Beware: Facebook can hurt your reputation and wallet

A football fan is plucked from the World Cup audience, handed a modelling contract and gets 2m views on YouTube – but it is all taken away after photos emerge of her hunting big game in Africa. When will people learn that social media can bite back?

Belgium World Cup fan Axelle Despiegelaere and a photo taken from her Facebook page of her hunting
Belgium World Cup fan Axelle Despiegelaere and a photo taken from her Facebook page of her hunting Credit: Photo: Getty Images/Facebook

When 17-year-old Axelle Despiegelaere went to support her native Belgium at the World Cup she wasn't expecting it to lead to a job offer. But a long-distance photo of her went viral on Twitter, where she was labelled the "most beautiful" fan in Brazil, and L'Oreal came knocking with a modelling contract.

The competition is not even over and the company has already shot a video where Axelle is doused in its products, uploaded it to YouTube and received over two million hits. Such is the speed at which marketing now works.

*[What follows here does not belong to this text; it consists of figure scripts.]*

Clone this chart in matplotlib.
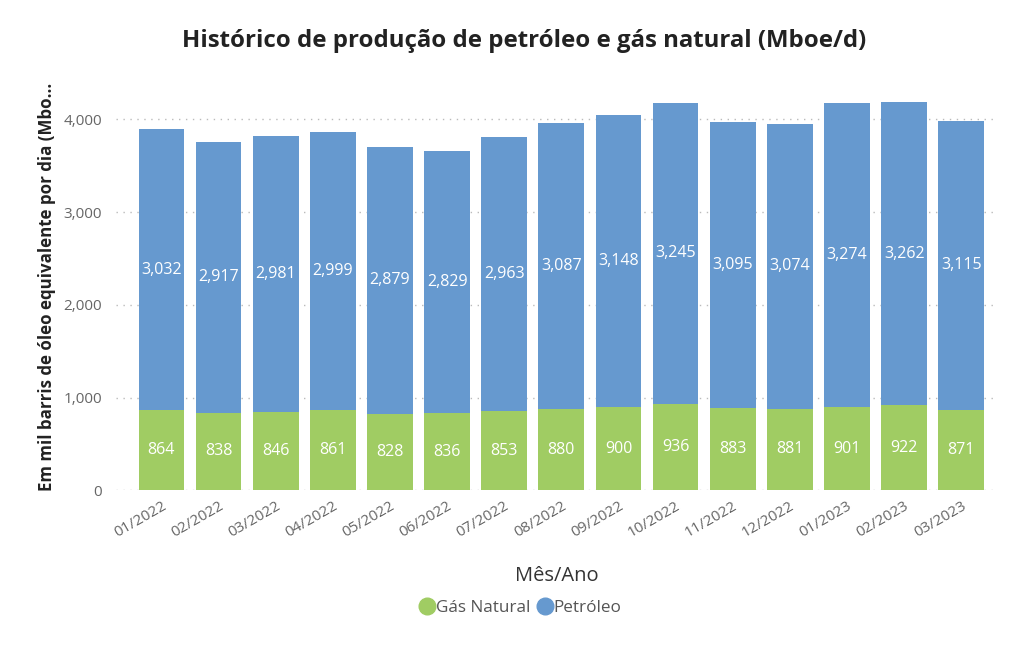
import matplotlib
matplotlib.use("Agg")
import matplotlib.pyplot as plt
from matplotlib.lines import Line2D
import numpy as np

plt.rcParams["font.family"] = ["Open Sans", "DejaVu Sans"]

# Données (Mboe/d)
meses = ["01/2022", "02/2022", "03/2022", "04/2022", "05/2022", "06/2022", "07/2022",
         "08/2022", "09/2022", "10/2022", "11/2022", "12/2022", "01/2023", "02/2023", "03/2023"]
gas_natural = [864, 838, 846, 861, 828, 836, 853, 880, 900, 936, 883, 881, 901, 922, 871]
petroleo = [3032, 2917, 2981, 2999, 2879, 2829, 2963, 3087, 3148, 3245, 3095, 3074, 3274, 3262, 3115]

COR_GAS = "#A0CC63"
COR_PET = "#6699CF"

fig = plt.figure(figsize=(10.24, 6.46), dpi=100)
ax = fig.add_axes([0.113, 0.241, 0.862, 0.63])

x = np.arange(len(meses))
ax.bar(x, gas_natural, width=0.8, color=COR_GAS, zorder=2)
ax.bar(x, petroleo, width=0.8, bottom=gas_natural, color=COR_PET, zorder=2)

# étiquettes de valeurs au centre des segments
for i in range(len(meses)):
    ax.text(x[i], gas_natural[i] / 2, f"{gas_natural[i]:,}", ha="center", va="center",
            color="white", fontsize=11.5, zorder=3)
    ax.text(x[i], gas_natural[i] + petroleo[i] / 2, f"{petroleo[i]:,}", ha="center", va="center",
            color="white", fontsize=11.5, zorder=3)

ax.set_xlim(-0.8, len(meses) - 0.35)
ax.set_ylim(0, 4390)
ax.set_yticks([0, 1000, 2000, 3000, 4000])
ax.set_yticklabels(["0", "1,000", "2,000", "3,000", "4,000"])
ax.yaxis.grid(True, linestyle=(0, (1, 4)), color="#BBBBBB", linewidth=1, zorder=0)
ax.set_xticks(x)
ax.set_xticklabels(meses, rotation=30, ha="right", rotation_mode="anchor", fontsize=11.5)
ax.tick_params(axis="both", length=0, colors="#666666", labelsize=11)
ax.tick_params(axis="y", pad=10)
ax.tick_params(axis="x", pad=6)
for s in ax.spines.values():
    s.set_visible(False)

ax.set_ylabel("Em mil barris de óleo equivalente por dia (Mbo...", fontsize=12.2,
              fontweight="bold", color="#222222", labelpad=5)
ax.set_xlabel("Mês/Ano", fontsize=14.5, color="#333333", labelpad=18)

fig.suptitle("Histórico de produção de petróleo e gás natural (Mboe/d)", fontsize=17.3,
             fontweight="bold", color="#222222", x=0.512, y=0.955)

# légende avec marqueurs ronds
hs = [Line2D([0], [0], marker="o", linestyle="", markersize=12, color=COR_GAS),
      Line2D([0], [0], marker="o", linestyle="", markersize=12, color=COR_PET)]
leg = fig.legend(handles=hs, labels=["Gás Natural", "Petróleo"], loc="center",
                 bbox_to_anchor=(0.508, 0.059), ncol=2, frameon=False, fontsize=12.3,
                 handletextpad=0.05, columnspacing=0.4, handlelength=0.9)
for t in leg.get_texts():
    t.set_color("#555555")

fig.savefig("out.png", dpi=100)
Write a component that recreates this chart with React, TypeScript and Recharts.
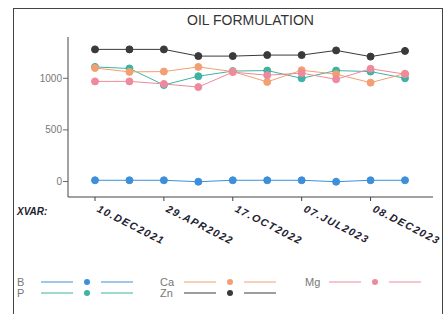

But the flame that burns twice as bright burns half as long: Axelle's fledgling modelling career is already finished, after images of her posing next to dead animals on the African savannah with a rifle and a smile as big as she wore at the football.

She defended her actions, sort of, by posting: "Hunting is not a matter of life or death. It's much more important than that." But Twitter and Facebook have been alight with criticism from animal rights campaigners.

Now, L’Oréal Professionnel Belgium has not said explicitly that it dropped her because of those images, but it told The Independent that it had simply "collaborated with her on an ad hoc basis to produce a video for social media use in Belgium. The contract has now been completed.”

If the pictures played a part in that decision – and it seems strange that L'Oreal would rush to sign her up and then drop her so soon after such a successful video – it would be far from the first case of someone losing work over an online indiscretion. In fact, it's become a common cause of dismissals.

Even a cursory search of The Telegraph's website turns up the woman who complained that she "hated her job" and called her boss "pervy", forgetting that she had added him as a friend and that her posts were therefore visible to him. Another office worker was fired for calling her job "boring". Waitrose fired a worker for writing "F**k the Partnership" on his Facebook page, referring to the trust which owns John Lewis and the supermarket.

And many employers will be proactive and vet potential workers online before they are even interviewed. This means that your Facebook page could not only cost you your job, but stop you landing it in the first place.

Think back to your last interview: was there a candidate with more experience, confidence or talent – or did HR just find that picture of you leant over a toilet cistern in a dodgy Soho pub with a rolled-up £20 note?

A 2010 report from Microsoft said that social media checks were already as important in the job selection process as a CV or interview. Some 70 per cent of HR managers at the top 100 companies in the UK, US, Germany and France said that they had rejected candidates because of their online behaviour.

And protecting your account offers little protection. Research shows that the average 22-year-old Briton has over 1,000 Facebook friends. Do they really know and trust all of those people? Embarrassing content has an unfortunate habit of spreading, regardless of barriers put in the way.

This latest social media faux pas shows that teenagers have still not learned the lesson that your behaviour online casts a permanent shadow which can have serious repercussions. Either that, or it shows that some people don't see anything wrong with using a technological advantage to track and kill animals for fun. I'm not sure which is most depressing.